A propósito de los recientes debates sobre autonomías constitucionales, bancos, fideicomisos públicos, organismo descentralizados y desconcentrados, entre otros, me dispuse a compendiar y actualizar estudios elaborados hace 50 años cuando eran a mi cargo como subsecretario de la presidencia. Las primeras conclusiones resultan aleccionadoras en varios sentidos. En total suman 708 instituciones, número sensiblemente mayor al que había entonces. Gran número de ellos provienen del “nacionalismo revolucionario” que postulaba una mayor intervención del Estado en la economía, así como de una creciente especialización de los servicios públicos. También de un acusado “sexenalismo” que incentivó los legado institucionales de los gobernantes como si fueran monedas de los monarcas.

En un sistema de partido hegemónico había que repartir entre adeptos, correligionarios, paisanos y familiares tanto cargos de representación política como puestos públicos en todos los niveles. A pesar de la profesionalización diplomática, los presidentes reinciden en nombrar a su guisa cónsules y embajadores. Sólo han escapado de esta invasión las fuerzas armadas, después del General Amaro. Se ha orientado el aparto burocrático conforme a la rosa de los vientos: la obesidad, la redundancia de funciones, la ausencia de objetivos y la escasa rendición de cuentas. La pinza se cierra con los cuerpos y métodos ocultos para reprimir o premiar —el ogro filantrópico de Octavio Paz—.

El fruto apetitoso de estas deformaciones es el empleo. Junto con la milicia y el sacerdocio fue desde la Colonia el destino natural de los mestizos en ascenso: “vivir fuera del presupuesto es vivir en el error”, dijiera un clásico vernáculo. Si sumamos los puestos de trabajo que proporcionan los tres órdenes de gobierno —sobre todos los maestros— tendríamos una radiografía aproximada de la clase media mexicana. Dique relativo al trabajo informal, nada deleznable dentro de un universo de desigualdades.

En los años 70’s preconizamos la “Reforma de la Administración Pública”, como vía imprescindible para modernizar al Estado, pero con el tiempo advertimos que esa pretensión ha fracasado sucesivamente en nuestro país.
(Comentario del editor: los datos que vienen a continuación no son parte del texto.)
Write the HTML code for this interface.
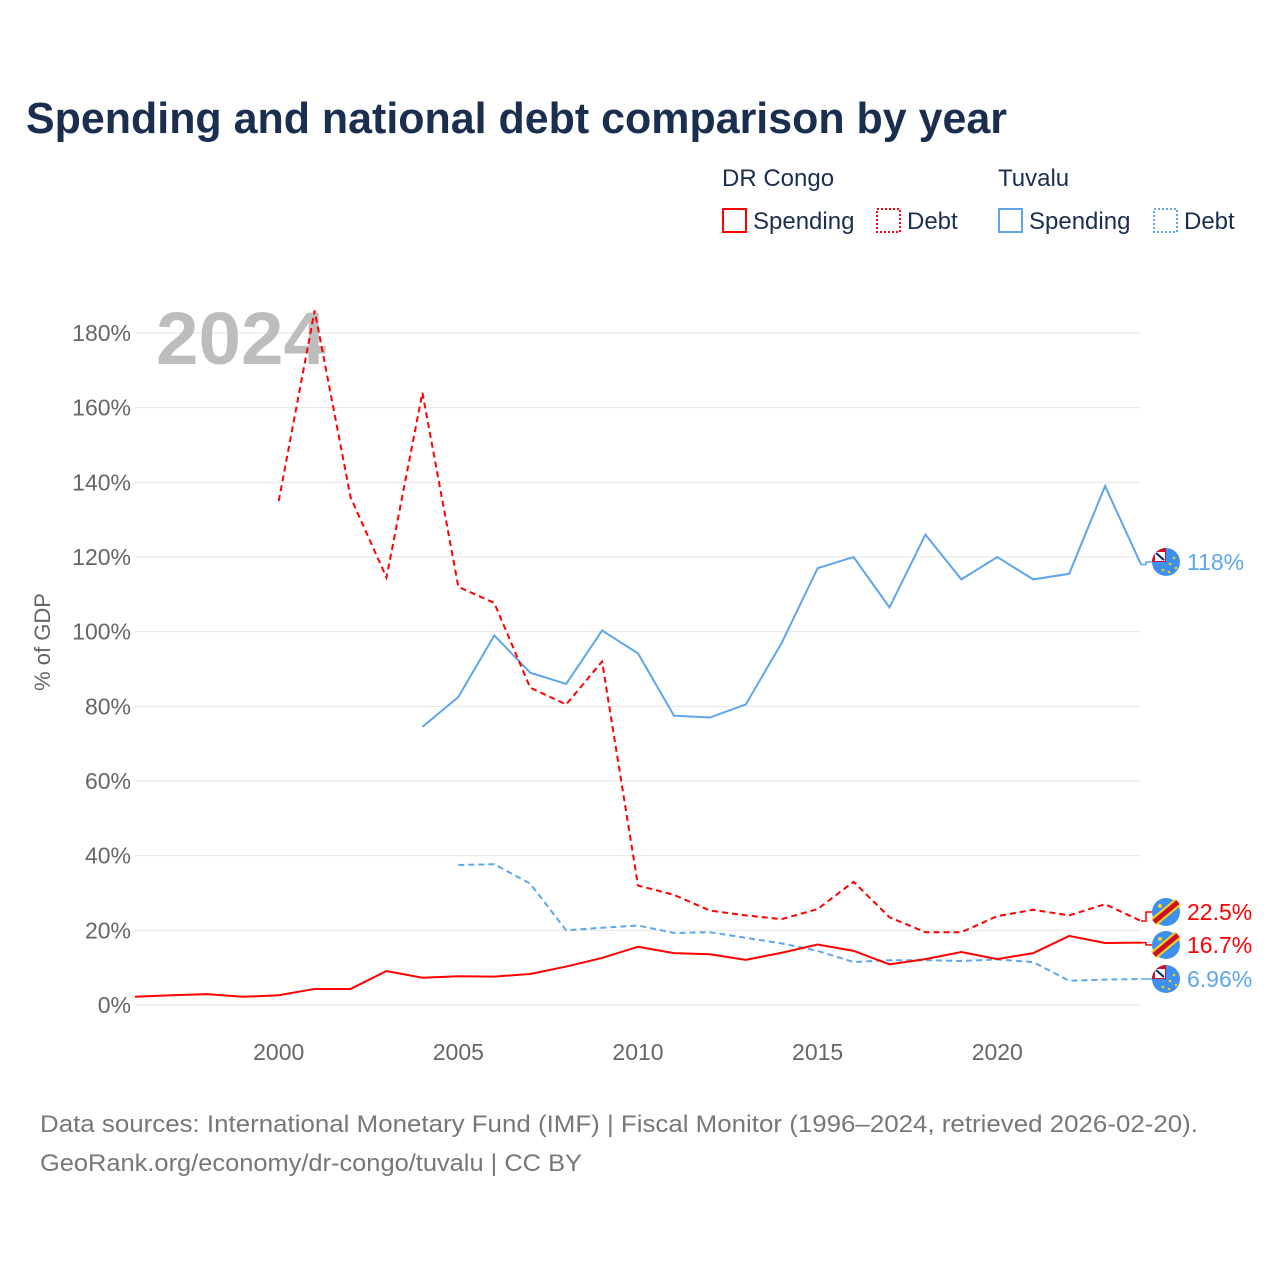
<!DOCTYPE html>
<html><head><meta charset="utf-8"><style>
body{margin:0;background:#fff;font-family:"Liberation Sans",sans-serif}
svg text{font-family:"Liberation Sans",sans-serif}
</style></head><body>
<svg id="c" width="1280" height="1280" xmlns="http://www.w3.org/2000/svg">
<text x="26" y="133" font-size="44" font-weight="bold" fill="#1a2e4f" textLength="981" lengthAdjust="spacingAndGlyphs">Spending and national debt comparison by year</text>
<g font-size="24" fill="#1a2e4f">
<text x="722" y="186">DR Congo</text>
<text x="998" y="186">Tuvalu</text>
<rect x="723" y="209" width="23" height="23" fill="none" stroke="#f00" stroke-width="2"/>
<text x="753" y="229">Spending</text>
<rect x="877" y="209" width="23" height="23" fill="none" stroke="#f00" stroke-width="2" stroke-dasharray="2 2"/>
<text x="907" y="229">Debt</text>
<rect x="999" y="209" width="23" height="23" fill="none" stroke="#5ea6ea" stroke-width="2"/>
<text x="1029" y="229">Spending</text>
<rect x="1154" y="209" width="23" height="23" fill="none" stroke="#5ea6ea" stroke-width="2" stroke-dasharray="2 2"/>
<text x="1184" y="229">Debt</text>
</g>
<g id="grid"></g>
<text x="156" y="364" font-size="74" font-weight="bold" fill="#bdbdbd" textLength="170" lengthAdjust="spacingAndGlyphs">2024</text>
<text transform="translate(50,642) rotate(-90)" text-anchor="middle" font-size="22" fill="#666">% of GDP</text>
<g id="marks"></g>
<g id="labels"></g>
<text x="40" y="1132" font-size="24" fill="#777" textLength="1158" lengthAdjust="spacingAndGlyphs">Data sources: International Monetary Fund (IMF) | Fiscal Monitor (1996–2024, retrieved 2026-02-20).</text>
<text x="40" y="1171" font-size="24" fill="#777" textLength="542" lengthAdjust="spacingAndGlyphs">GeoRank.org/economy/dr-congo/tuvalu | CC BY</text>
</svg>
<script>
const yTicks=[0,20,40,60,80,100,120,140,160,180];
const xTicks=[2000,2005,2010,2015,2020];
const drcSpendYears=[1996,1997,1998,1999,2000,2001,2002,2003,2004,2005,2006,2007,2008,2009,2010,2011,2012,2013,2014,2015,2016,2017,2018,2019,2020,2021,2022,2023,2024];
const drcSpend=[2.2,2.6,2.9,2.2,2.6,4.3,4.3,9.1,7.3,7.7,7.6,8.3,10.3,12.6,15.6,13.9,13.6,12.1,14.0,16.2,14.5,10.9,12.3,14.2,12.3,13.9,18.5,16.6,16.7];
const drcDebtYears=[2000,2001,2002,2003,2004,2005,2006,2007,2008,2009,2010,2011,2012,2013,2014,2015,2016,2017,2018,2019,2020,2021,2022,2023,2024];
const drcDebt=[135,186,136,114.5,164,112,107.7,85,80.5,92,32,29.5,25.3,24,23,25.7,33,23.5,19.5,19.5,23.8,25.5,24,27,22.5];
const tuvSpendYears=[2004,2005,2006,2007,2008,2009,2010,2011,2012,2013,2014,2015,2016,2017,2018,2019,2020,2021,2022,2023,2024];
const tuvSpend=[74.5,82.5,99,89,86,100.3,94.2,77.5,77,80.5,97,117,120,106.5,126,114,120,114,115.5,139,118];
const tuvDebtYears=[2005,2006,2007,2008,2009,2010,2011,2012,2013,2014,2015,2016,2017,2018,2019,2020,2021,2022,2023,2024];
const tuvDebt=[37.5,37.7,32.5,20,20.7,21.3,19.3,19.5,18,16.5,14.5,11.5,12,12,11.8,12.2,11.5,6.5,6.8,6.96];
const NS='http://www.w3.org/2000/svg';
const X=y=>135+(y-1996)*(1141-135)/28, Y=v=>1005-v*672/180;
function mk(t,a,p){const e=document.createElementNS(NS,t);for(const k in a)e.setAttribute(k,a[k]);p.appendChild(e);return e;}
const g=document.getElementById('grid');
yTicks.forEach(v=>{const l=mk('line',{x1:135,x2:1141,y1:Y(v),y2:Y(v),stroke:'#e6e6e6','stroke-width':1},g);


const t=mk('text',{x:131,y:Y(v)+8,'text-anchor':'end','font-size':23,fill:'#666'},g);t.textContent=v+'%';

});
xTicks.forEach(v=>{const t=mk('text',{x:X(v),y:1060,'text-anchor':'middle','font-size':23,fill:'#666'},g);t.textContent=v;

});
const m=document.getElementById('marks');
function line(ys,vs,col,dash,name){const p=mk('polyline',{points:ys.map((y,i)=>X(y)+','+Y(vs[i])).join(' '),fill:'none',stroke:col,'stroke-width':2,'stroke-dasharray':dash},m);

}
line(tuvDebtYears,tuvDebt,'#5ea6ea','6 4','line-tuvalu-debt');
line(tuvSpendYears,tuvSpend,'#5ea6ea','none','line-tuvalu-spending');
line(drcDebtYears,drcDebt,'#f00','6 4','line-drc-debt');
line(drcSpendYears,drcSpend,'#f00','none','line-drc-spending');
const L=document.getElementById('labels');
function lab(v,ly,col,txt,flag,name){
const y0=Y(v);
const c=mk('polyline',{points:`1141,${y0} 1146,${y0} 1146,${ly} 1152,${ly}`,fill:'none',stroke:col,'stroke-width':1.5},L);


const gg=mk('g',{},L);


mk('circle',{cx:1166,cy:ly,r:14,fill:'#3d8ff0'},gg);
if(flag==='drc'){mk('line',{x1:1154,y1:ly+10,x2:1178,y2:ly-10,stroke:'#f7d618','stroke-width':9},gg);
mk('line',{x1:1154,y1:ly+10,x2:1178,y2:ly-10,stroke:'#ce1021','stroke-width':5},gg);
mk('circle',{cx:1160,cy:ly-6,r:2,fill:'#f7d618'},gg);}
else{mk('path',{d:`M1166 ${ly} L1152 ${ly} A14 14 0 0 1 1166 ${ly-14} Z`,fill:'#c8102e'},gg);
mk('rect',{x:1155,y:ly-10,width:10,height:9,fill:'#fff'},gg);
mk('path',{d:`M1156 ${ly-9} L1164 ${ly-2}`,stroke:'#012169','stroke-width':2},gg);
[[1170,ly+2],[1174,ly-4],[1163,ly+8],[1176,ly+6],[1169,ly+10]].forEach(p=>mk('circle',{cx:p[0],cy:p[1],r:1.3,fill:'#ffce00'},gg));}
const t=mk('text',{x:1187,y:ly+8,'font-size':23,fill:col},L);t.textContent=txt;

}
lab(tuvSpend[tuvSpend.length-1],562,'#5ea6ea',tuvSpend[tuvSpend.length-1]+'%','tuv','label-tuvalu-spending');
lab(drcDebt[drcDebt.length-1],912,'#f00',drcDebt[drcDebt.length-1]+'%','drc','label-drc-debt');
lab(drcSpend[drcSpend.length-1],945,'#f00',drcSpend[drcSpend.length-1]+'%','drc','label-drc-spending');
lab(tuvDebt[tuvDebt.length-1],979,'#5ea6ea',tuvDebt[tuvDebt.length-1]+'%','tuv','label-tuvalu-debt');
</script>
</body></html>
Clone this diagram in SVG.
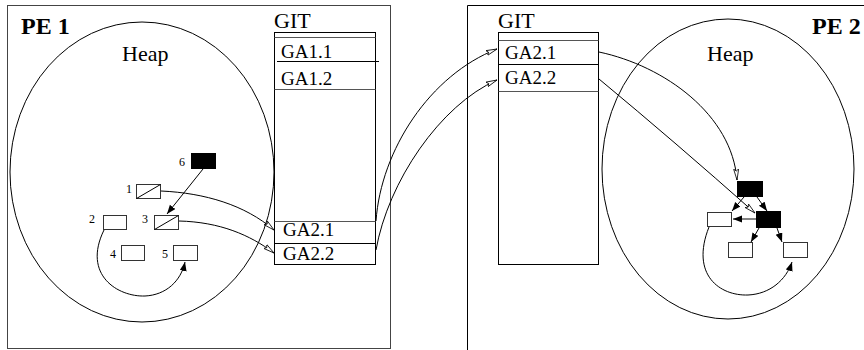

Unos las atribuyen a las propias contradicciones constitucionales y otros a la esencia de nuestras cultura: somos por entero un pueblo barroco e inventor del churrigueresco. Países semejantes al nuestro como Brasil, Sudáfrica y Turquía aligeraron el peso de sus burocracias, fomentando empresas públicas productivas.

En México los neoliberales remataron las empresas del Estado y convirtieron algunas en monopolios privados. Devolvieron la banca comercial a sus antiguos detentadores, desregularon la economía y entronizaron a los mercados financieros, pero no adelgazaron la administración pública. Disminuyeron el poder del Estado pero no su volumen. En vez de adelgazar la administración, amputaron sus cabezas. Preservaron la burocracia, pero no incrementaron su eficiencia. Mantuvieron el aparato ante la imposibilidad de destruirlo o la incompetencia para reorganizarlo.

Así heredemos el “elefante reumático” que denunció el presidente López Obrador ¿Cuál sería el proyecto de la 4T respecto a la hidra burocrática? Desde luego implantar el servicio civil de carrera, promover cuadros probos y competentes, combatir sistémicamente la corrupción, liquidar los conflictos de interés, dignificar el servicio público y apostar a la innovación tecnológica. Garantizar el derecho ciudadano al buen gobierno.